* _TASK GOAL_: Report all lines holding "React".

:: INFORMATION PROVIDED

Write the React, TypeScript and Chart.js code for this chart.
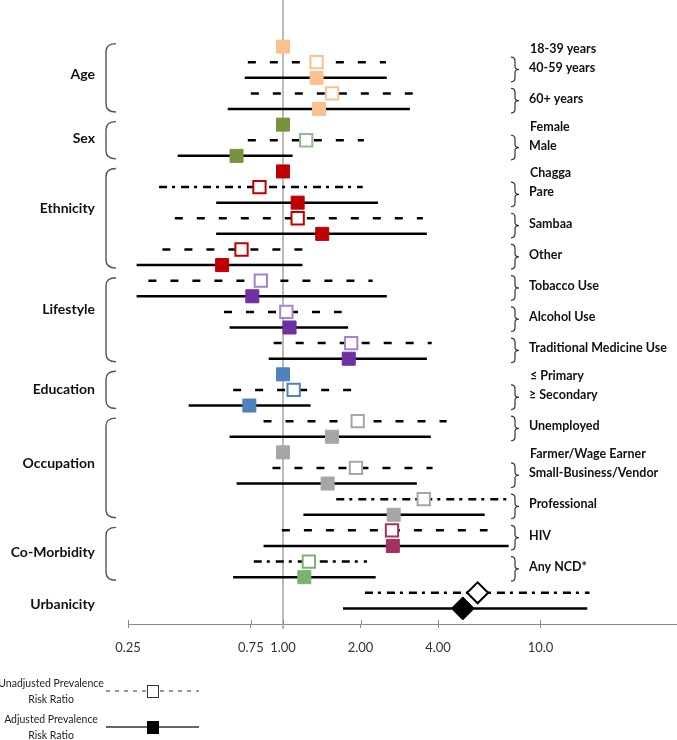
import React, { useEffect, useRef } from "react";
import { Chart, registerables } from "chart.js";
Chart.register(...registerables);

// ---------------- DATA ----------------
const groups = ["Age", "Sex", "Ethnicity", "Lifestyle", "Education", "Occupation", "Co-Morbidity", "Urbanicity"];
const levels = [
  "18-39 years", "40-59 years", "60+ years",
  "Female", "Male",
  "Chagga", "Pare", "Sambaa", "Other",
  "Tobacco Use", "Alcohol Use", "Traditional Medicine Use",
  "≤ Primary", "≥ Secondary",
  "Unemployed", "Farmer/Wage Earner", "Small-Business/Vendor", "Professional",
  "HIV", "Any NCD*",
  "",
];
const levelGroup = [0, 0, 0, 1, 1, 2, 2, 2, 2, 3, 3, 3, 4, 4, 5, 5, 5, 5, 6, 6, 7];
const isReference = [true, false, false, true, false, true, false, false, false, false, false, false, true, false, false, true, false, false, false, false, false];
const refValue = 1;

const unadjRR = [null, 1.35, 1.55, null, 1.23, null, 0.81, 1.14, 0.69, 0.82, 1.03, 1.84, null, 1.10, 1.95, null, 1.92, 3.52, 2.65, 1.26, 5.70];
const unadjLo = [null, 0.73, 0.75, null, 0.73, null, 0.33, 0.38, 0.34, 0.30, 0.59, 0.92, null, 0.64, 0.84, null, 0.91, 1.61, 0.99, 0.77, 2.08];
const unadjHi = [null, 2.51, 3.19, null, 2.06, null, 2.04, 3.49, 1.19, 2.23, 1.69, 3.78, null, 1.84, 4.32, null, 3.81, 7.59, 6.23, 2.12, 15.5];
const adjRR = [null, 1.35, 1.38, null, 0.66, null, 1.14, 1.42, 0.58, 0.76, 1.06, 1.80, null, 0.74, 1.55, null, 1.49, 2.69, 2.67, 1.21, 4.99];
const adjLo = [null, 0.71, 0.61, null, 0.39, null, 0.55, 0.55, 0.27, 0.27, 0.62, 0.88, null, 0.43, 0.62, null, 0.66, 1.20, 0.84, 0.64, 1.71];
const adjHi = [null, 2.53, 3.11, null, 1.09, null, 2.34, 3.62, 1.19, 2.53, 1.79, 3.62, null, 1.28, 3.75, null, 3.31, 6.07, 7.52, 2.29, 15.2];
const unadjLineType = ["", "dash", "dash", "", "dash", "", "dashdot", "dash", "dash", "dash", "dash", "dash", "", "dash", "dash", "", "dash", "dashdot", "dash", "dashdot", "dashdot"];

const xTicks = [0.25, 0.75, 1, 2, 4, 10];
const xTickLabels = ["0.25", "0.75", "1.00", "2.00", "4.00", "10.0"];
const legendLabels = [["Unadjusted Prevalence", "Risk Ratio"], ["Adjusted Prevalence", "Risk Ratio"]];

// ---------------- STYLE ----------------
const fillColor = [
  "#FAC090", "#FAC090", "#FAC090",
  "#77933C", "#77933C",
  "#C00000", "#C00000", "#C00000", "#C00000",
  "#7030A0", "#7030A0", "#7030A0",
  "#4F81BD", "#4F81BD",
  "#A6A6A6", "#A6A6A6", "#A6A6A6", "#A6A6A6",
  "#A3305F", "#79B46F", "#000000",
];
const openColor = [
  "#FAC090", "#FAC090", "#FAC090",
  "#8FBC8B", "#8FBC8B",
  "#C00000", "#C00000", "#C00000", "#C00000",
  "#A385CC", "#A385CC", "#A385CC",
  "#4F81BD", "#4F81BD",
  "#A6A6A6", "#A6A6A6", "#A6A6A6", "#A6A6A6",
  "#A3305F", "#79B46F", "#000000",
];
const groupLabelNudge = [-3, -2, -10, -10, 0, -4, -1, 4];
const FONT = "Lato, 'Open Sans', sans-serif";

export default function App() {
  const canvasRef = useRef<HTMLCanvasElement | null>(null);

  useEffect(() => {
    const canvas = canvasRef.current;
    if (!canvas) return;

    // row assignment
    const rowOf: number[][] = [];
    let nRows = 0;
    levels.forEach((_, i) => {
      if (isReference[i]) {
        rowOf.push([nRows]);
        nRows += 1;
      } else {
        rowOf.push([nRows, nRows + 1]);
        nRows += 2;
      }
    });

    const unadjPts: any[] = [], unadjStyle: any[] = [], unadjColor: any[] = [], unadjRad: any[] = [];
    const adjPts: any[] = [], adjStyle: any[] = [], adjColor: any[] = [], adjRad: any[] = [];
    const lineSets: any[] = [];
    levels.forEach((_, i) => {
      const diamond = levelGroup[i] === groups.length - 1;
      if (isReference[i]) {
        adjPts.push({ x: refValue, y: rowOf[i][0] });
        adjStyle.push("rect");
        adjColor.push(fillColor[i]);
        adjRad.push(9.2);
        return;
      }
      const [ru, ra] = rowOf[i];
      unadjPts.push({ x: unadjRR[i], y: ru });
      unadjStyle.push(diamond ? "rectRot" : "rect");
      unadjColor.push(openColor[i]);
      unadjRad.push(diamond ? 10.5 : 8.7);
      adjPts.push({ x: adjRR[i], y: ra });
      adjStyle.push(diamond ? "rectRot" : "rect");
      adjColor.push(fillColor[i]);
      adjRad.push(diamond ? 11.5 : 9.2);
      lineSets.push({
        data: [{ x: unadjLo[i], y: ru }, { x: unadjHi[i], y: ru }],
        showLine: true,
        borderColor: "#000",
        borderWidth: 2.5,
        borderDash: unadjLineType[i] === "dashdot" ? [8, 5, 3, 6] : [8, 14],
        pointRadius: 0,
        order: 5,
      });
      lineSets.push({
        data: [{ x: adjLo[i], y: ra }, { x: adjHi[i], y: ra }],
        showLine: true,
        borderColor: "#000",
        borderWidth: 2.5,
        pointRadius: 0,
        order: 5,
      });
    });

    const overlay = {
      id: "overlay",
      beforeDatasetsDraw(chart: any) {
        const { ctx, scales } = chart;
        const x = scales.x, y = scales.y;
        const px = x.getPixelForValue(refValue);
        ctx.save();
        ctx.strokeStyle = "#ABABAB";
        ctx.lineWidth = 1.6;
        ctx.beginPath();
        ctx.moveTo(px, 0);
        ctx.lineTo(px, y.getPixelForValue(nRows) + 5);
        ctx.stroke();
        ctx.restore();
      },
      afterDraw(chart: any) {
        const { ctx, scales } = chart;
        const x = scales.x, y = scales.y;
        const axisY = y.getPixelForValue(nRows);
        ctx.save();
        // upper halves of tick marks
        ctx.strokeStyle = "#888";
        ctx.lineWidth = 1;
        xTicks.forEach((v) => {
          const px = Math.round(x.getPixelForValue(v)) + 0.5;
          ctx.beginPath();
          ctx.moveTo(px, axisY - 4);
          ctx.lineTo(px, axisY);
          ctx.stroke();
        });

        // left group labels & brackets
        groups.forEach((g, gi) => {
          const idx = levels.map((_, i) => i).filter((i) => levelGroup[i] === gi);
          const allRows = idx.flatMap((i) => rowOf[i]);
          const r0 = Math.min(...allRows), r1 = Math.max(...allRows);
          const top = y.getPixelForValue(r0) - 3;
          const bot = y.getPixelForValue(r1) + 3;
          const mid = (top + bot) / 2;
          ctx.fillStyle = "#111";
          ctx.font = `bold 14px ${FONT}`;
          ctx.textAlign = "right";
          ctx.textBaseline = "middle";
          ctx.fillText(g, 95, mid + groupLabelNudge[gi]);
          if (idx.length > 1) {
            ctx.strokeStyle = "#555";
            ctx.lineWidth = 1.4;
            ctx.beginPath();
            ctx.moveTo(116, top);
            ctx.quadraticCurveTo(106, top, 106, top + 8);
            ctx.lineTo(106, bot - 8);
            ctx.quadraticCurveTo(106, bot, 116, bot);
            ctx.stroke();
          }
        });

        // right labels & braces
        ctx.font = `bold 12.5px ${FONT}`;
        ctx.textAlign = "left";
        ctx.textBaseline = "middle";
        levels.forEach((lab, i) => {
          if (!lab) return;
          ctx.fillStyle = "#111";
          if (isReference[i]) {
            ctx.fillText(lab, 530, y.getPixelForValue(rowOf[i][0]) + 2);
            return;
          }
          const t = y.getPixelForValue(rowOf[i][0]) - 5;
          const b = y.getPixelForValue(rowOf[i][1]) + 4;
          const m = (t + b) / 2;
          ctx.strokeStyle = "#333";
          ctx.lineWidth = 1.2;
          ctx.beginPath();
          ctx.moveTo(511, t);
          ctx.quadraticCurveTo(515, t, 515, t + 4);
          ctx.lineTo(515, m - 3);
          ctx.quadraticCurveTo(515, m, 519, m);
          ctx.quadraticCurveTo(515, m, 515, m + 3);
          ctx.lineTo(515, b - 4);
          ctx.quadraticCurveTo(515, b, 511, b);
          ctx.stroke();
          ctx.fillText(lab, 529, m - 2);
        });

        // legend
        ctx.font = `10.5px ${FONT}`;
        ctx.textAlign = "center";
        ctx.fillStyle = "#222";
        const legendY = [691, 727];
        legendLabels.forEach((lines, li) => {
          const ly = legendY[li];
          ctx.fillText(lines[0], 51, ly - 7);
          ctx.fillText(lines[1], 51, ly + 9);
          ctx.strokeStyle = "#333";
          ctx.lineWidth = li === 0 ? 1 : 1.6;
          ctx.setLineDash(li === 0 ? [4, 5] : []);
          ctx.beginPath();
          ctx.moveTo(106, ly);
          ctx.lineTo(199, ly);
          ctx.stroke();
          ctx.setLineDash([]);
          if (li === 0) {
            ctx.fillStyle = "#fff";
            ctx.fillRect(147.5, ly - 5.5, 11, 12);
            ctx.strokeStyle = "#333";
            ctx.lineWidth = 1;
            ctx.strokeRect(147.5, ly - 5.5, 11, 12);
          } else {
            ctx.fillStyle = "#000";
            ctx.fillRect(147, ly - 6, 12, 13);
          }
          ctx.fillStyle = "#222";
        });
        ctx.restore();
      },
    };

    const chart = new Chart(canvas, {
      type: "scatter",
      data: {
        datasets: [
          {
            data: unadjPts,
            pointStyle: unadjStyle,
            pointRadius: unadjRad,
            pointBackgroundColor: "#ffffff",
            pointBorderColor: unadjColor,
            pointBorderWidth: 2,
            order: 1,
          },
          {
            data: adjPts,
            pointStyle: adjStyle,
            pointRadius: adjRad,
            pointBackgroundColor: adjColor,
            pointBorderColor: adjColor,
            pointBorderWidth: 1,
            order: 0,
          },
          ...lineSets,
        ],
      },
      options: {
        responsive: false,
        animation: false,
        devicePixelRatio: 1,
        layout: { autoPadding: false, padding: { left: 128, right: 0, top: 31, bottom: 76 } },
        plugins: { legend: { display: false }, tooltip: { enabled: false } },
        scales: {
          x: {
            type: "logarithmic",
            min: 0.25,
            max: 33.9,
            afterBuildTicks: (s: any) => {
              s.ticks = xTicks.map((v) => ({ value: v }));
            },
            afterFit: (s: any) => {
              s.height = 40;
              s.paddingLeft = 0;
              s.paddingRight = 0;
            },
            ticks: {
              autoSkip: false,
              maxRotation: 0,
              padding: 12,
              color: "#333",
              font: { family: FONT, size: 13 },
              callback: (v: any) => {
                const k = xTicks.findIndex((t) => Math.abs(t - Number(v)) < 1e-9);
                return k >= 0 ? xTickLabels[k] : "";
              },
            },
            grid: { drawOnChartArea: false, drawTicks: true, tickLength: 4, color: "#888" },
            border: { color: "#888", width: 1 },
          },
          y: {
            type: "linear",
            min: -1,
            max: nRows,
            reverse: true,
            display: false,
          },
        },
      },
      plugins: [overlay],
    } as any);

    return () => chart.destroy();
  }, []);

  return (
    <div style={{ position: "fixed", left: 0, top: 0, width: 677, height: 740, background: "#fff" }}>
      <canvas ref={canvasRef} width={677} height={740} style={{ display: "block" }} />
    </div>
  );
}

::::

* _COMPLETED EXERCISE_:
Write the React, TypeScript and Chart.js code for this chart.
import React, { useEffect, useRef } from "react";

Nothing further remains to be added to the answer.